Except... when apps are using a lot more memory than they do on other OS, you tend to get a low-memory situation anyway.
If I've got a 4gig machine, and running 5 apps takes up 3.8 gig, trying to run another app with necessitate swapping/paging some of the existing apps around to accommodate my new app. If those initial 5 apps only took up, say, 2.8g, I'd have less chance of hitting 'low-memory' situations in the first place.
I say this as someone with 16g mbp and SSD who still hits beach balls and unexplained pauses on a daily basis. Fewer than I used to, but it gets annoying. Not quite as annoying as win95/2k blue screens of 12+ years ago, but getting my ire up.
Beach ball is not necessarily a low memory warning (or memory related). It's showed (only) when a GUI application fails to respond to UI events. Sometimes it's because of bad threading in applications or things like that.

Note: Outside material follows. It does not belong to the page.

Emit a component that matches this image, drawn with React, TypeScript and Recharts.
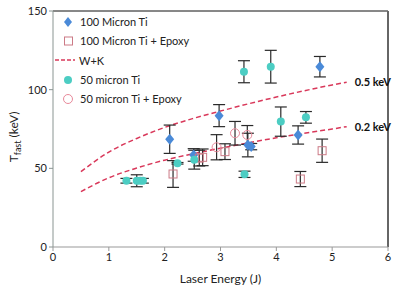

If you're interested in seeing what's happening, fire up Activity Monitor and hit Sample on the app when you see the beach ball. It records the call frames of all threads a couple of thousand times over a few seconds, so you can see what that app is waiting for.
If the entire system has ground to a halt such that it's difficult to actually get to Activity Monitor to do the sample, then it's likely to be a memory problem. If it's just one app, it's probably something else.
If the system is hung such that you can't get Activity Monitor to sample, use command-option-control-shift-period to run sysdiagnose. Attach the resulting /var/tmp/sysdiagnose_$(TIME).tar.gz to your bug report.
And inside that tar.gz file is a spindump.txt file, which will have the samples of whatever application is spinning at the moment, just like if you used Activity Monitor to sample it.
Odd - I've been using an 8 gig mbp with swap disabled and I've yet to crash due to running out of ram. That's running a few browsers, editors, VM instances, possibly photoshop for some tweaking. Beachballs are very rare and would be due to software errors, not out of memory conditions - those would just crash.
It's far more interesting to see what happens in a low-memory situation.